Dopo anni di silenzio e mistero, I Cani tornano a far sentire la loro voce – o meglio, il loro fantasma – con Post Mortem, un disco che sembra più una seduta spiritica che un semplice ritorno discografico. Pubblicato a sorpresa il 10 aprile 2025, l’album arriva come un sussurro dal passato, ma con lo sguardo fisso sul presente più disilluso.

Tredici tracce che scavano tra le rovine dell’identità, dell’amore e dell’epoca post-tutto in cui viviamo. Il suono è più asciutto, meno ironico ma più feroce, come se Niccolò Contessa avesse deciso di scrivere il testamento di una generazione senza mai pronunciare la parola “fine”. I momenti strumentali si mescolano a testi taglienti e malinconici, in un equilibrio precario tra poesia urbana e confessione privata. C'è chi aspettava un ritorno nostalgico, ma Post Mortem è tutt’altro:
è un disco che non consola, che non cerca di piacere, che non vuole essere spiegato. È un'opera che ti guarda storto e ti lascia solo, come fa il mondo vero.

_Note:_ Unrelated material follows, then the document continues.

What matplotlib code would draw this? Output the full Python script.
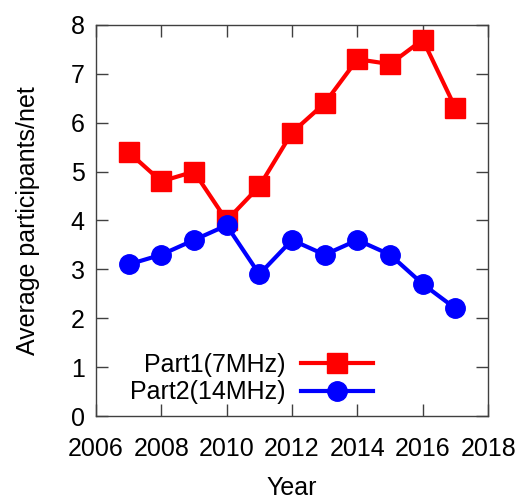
import numpy as np
import matplotlib.pyplot as plt

years = [2007, 2008, 2009, 2010, 2011, 2012, 2013, 2014, 2015, 2016, 2017]
part1 = [5.4, 4.8, 5.0, 4.0, 4.7, 5.8, 6.4, 7.3, 7.2, 7.7, 6.3]
part2 = [3.1, 3.3, 3.6, 3.9, 2.9, 3.6, 3.3, 3.6, 3.3, 2.7, 2.2]
labels = ['Part1(7MHz)', 'Part2(14MHz)']

plt.rcParams['font.family'] = ['Liberation Sans', 'DejaVu Sans']
plt.rcParams['font.size'] = 18

fig = plt.figure(figsize=(5.21, 5.0), dpi=100)
ax = fig.add_axes([0.184, 0.168, 0.753, 0.782])

ax.plot(years, part1, color='#ff0000', lw=3, marker='s', ms=14, label=labels[0])
ax.plot(years, part2, color='#0000ff', lw=3, marker='o', ms=14, label=labels[1])

ax.set_xlim(2006, 2018)
ax.set_ylim(0, 8)
ax.set_xticks(np.arange(2006, 2019, 2))
ax.set_yticks(np.arange(0, 9, 1))
ax.tick_params(direction='in', length=8.5, width=1, color='#404040',
               top=True, right=True, pad=8)
ax.tick_params(axis='x', pad=15)
for s in ax.spines.values():
    s.set_color('#404040')
    s.set_linewidth(1)

ax.set_xlabel('Year', labelpad=11)
ax.set_ylabel('Average participants/net', labelpad=22)

ax.legend(loc='lower right', bbox_to_anchor=(0.707, 0.03), frameon=False,
          markerfirst=False, handlelength=2.9, handletextpad=0.6,
          labelspacing=0.15, borderpad=0, borderaxespad=0)

plt.savefig('out.png', dpi=100)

Nel cuore di Post Mortem, la traccia "colpevole" si staglia come un monologo interiore sussurrato con i pugni in tasca e gli occhi bassi. È una confessione che non cerca assoluzioni, ma solo di farsi ascoltare, magari da chi si sente allo stesso modo.
Il testo è crudo, diretto, ma mai urlato. Contessa mette a nudo la sensazione di essere inadeguati al proprio tempo, di sentirsi sempre “fuori fase”, eppure sempre in debito. Con chi? Con tutto: con i genitori, con gli amici, con se stessi. Il ritornello – una ripetizione quasi ossessiva del titolo – è come un mantra colpevolizzante che rimbalza nella testa.

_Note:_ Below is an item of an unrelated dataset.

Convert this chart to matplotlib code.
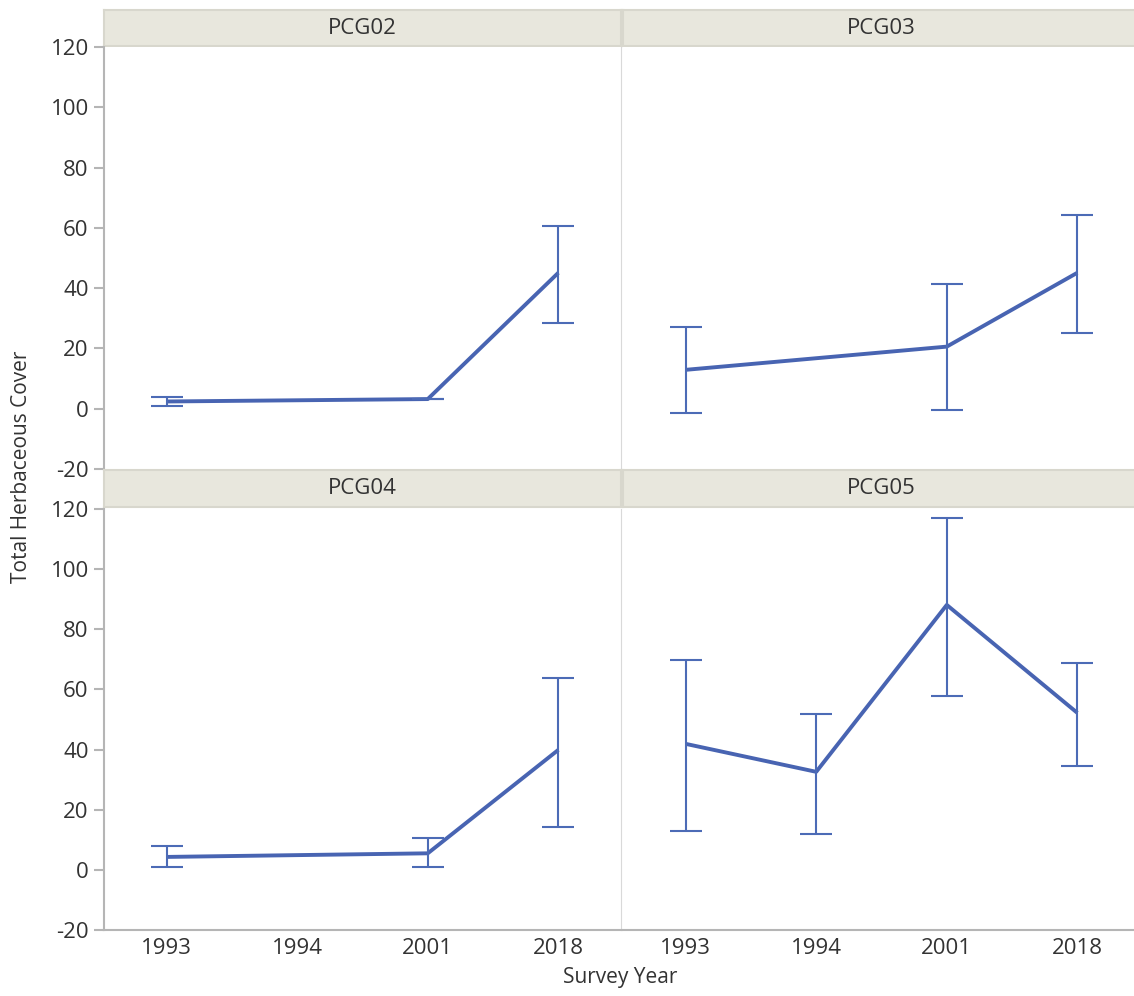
import numpy as np
import matplotlib
matplotlib.use("Agg")
import matplotlib.pyplot as plt

plt.rcParams['font.family'] = ['Open Sans', 'DejaVu Sans']

years = ['1993', '1994', '2001', '2018']
sites = ['PCG02', 'PCG03', 'PCG04', 'PCG05']

# mean cover and error bar limits per site, None where the year was not surveyed
means = {
    'PCG02': [2.4, None, 3.2, 45.1],
    'PCG03': [12.9, None, 20.6, 45.1],
    'PCG04': [4.3, None, 5.5, 39.9],
    'PCG05': [41.9, 32.6, 88.1, 52.2],
}
upper = {
    'PCG02': [3.9, None, 3.3, 60.7],
    'PCG03': [27.2, None, 41.5, 64.4],
    'PCG04': [8.0, None, 10.5, 63.8],
    'PCG05': [69.8, 51.9, 117.0, 68.8],
}
lower = {
    'PCG02': [1.0, None, 3.1, 28.5],
    'PCG03': [-1.3, None, -0.3, 25.2],
    'PCG04': [0.8, None, 0.8, 14.3],
    'PCG05': [13.0, 12.0, 57.8, 34.6],
}
yticks = [-20, 0, 20, 40, 60, 80, 100, 120]

W, H = 1134, 996
BLUE = '#4864B2'
TXT = '#333333'
STRIP = '#E8E7DD'
FS = 16

fig = plt.figure(figsize=(W / 100, H / 100), dpi=100)

def px_box(x0, y0, x1, y1):
    return [x0 / W, 1 - y1 / H, (x1 - x0) / W, (y1 - y0) / H]

cols = [(104, 621), (623, 1140)]
rows = [((10, 46), (47, 469)), ((470, 507), (509, 930))]

for i, site in enumerate(sites):
    r, c = divmod(i, 2)
    (sy0, sy1), (py0, py1) = rows[r]
    x0, x1 = cols[c]

    # strip header
    sax = fig.add_axes(px_box(x0, sy0, x1, sy1))
    sax.set_facecolor(STRIP)
    sax.set_xticks([])
    sax.set_yticks([])
    for s in sax.spines.values():
        s.set_color('#D8D7CD')
        s.set_linewidth(1.5)
    sax.text(0.5, 0.5, site, ha='center', va='center', fontsize=FS, color=TXT,
             transform=sax.transAxes)

    ax = fig.add_axes(px_box(x0, py0, x1, py1))
    idx = [k for k, v in enumerate(means[site]) if v is not None]
    m = np.array([means[site][k] for k in idx])
    hi = np.array([upper[site][k] for k in idx])
    lo = np.array([lower[site][k] for k in idx])
    ax.plot(idx, m, color=BLUE, lw=2.8, solid_capstyle='butt')
    ax.errorbar(idx, m, yerr=[m - lo, hi - m], fmt='none', ecolor='#4C6BB6',
                elinewidth=1.5, capsize=11.5, capthick=1.5)

    ax.set_xlim(-0.48, 3.48)
    ax.set_ylim(-20, 120)
    ax.spines['top'].set_visible(False)
    ax.spines['right'].set_color('#D9D9D9')
    ax.spines['left'].set_color('#B5B5B5')
    ax.spines['bottom'].set_color('#B5B5B5')
    ax.spines['left'].set_linewidth(1.5)
    ax.spines['bottom'].set_linewidth(1.5)
    ax.spines['bottom'].set_visible(r == 1)
    ax.spines['right'].set_visible(c == 0)
    ax.spines['left'].set_visible(c == 0)

    ax.set_xticks(range(len(years)))
    if r == 1:
        ax.set_xticklabels(years, fontsize=FS, color=TXT)
    else:
        ax.set_xticklabels([])
    ax.tick_params(axis='x', length=0, pad=6)

    ax.set_yticks(yticks)
    if c == 0:
        ax.set_yticklabels([str(t) for t in yticks], fontsize=FS, color=TXT)
        ax.tick_params(axis='y', length=7, color='#B5B5B5', width=1.5, pad=4)
    else:
        ax.tick_params(axis='y', length=0, labelleft=False)

fig.text(22 / W, 1 - 467 / H, 'Total Herbaceous Cover', rotation=90,
         ha='center', va='center', fontsize=15, color=TXT)
fig.text(620 / W, 1 - 977 / H, 'Survey Year', ha='center', va='center',
         fontsize=15, color=TXT)

fig.savefig('out.png', dpi=100)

Musicalmente, la produzione è minimale ma chirurgica.

Un synth freddo pulsa come un cuore sotto stress, mentre un beat lento accompagna l’andamento stanco del pezzo. Non ci sono esplosioni né climax: tutto resta sospeso, come se anche la musica si vergognasse di esistere troppo.
"colpevole" è lo specchio di una generazione che ha smesso di chiedere scusa, ma non riesce a smettere di sentirsi in colpa. Una canzone che non redime, ma riconosce: “sì, anche tu ti senti così”.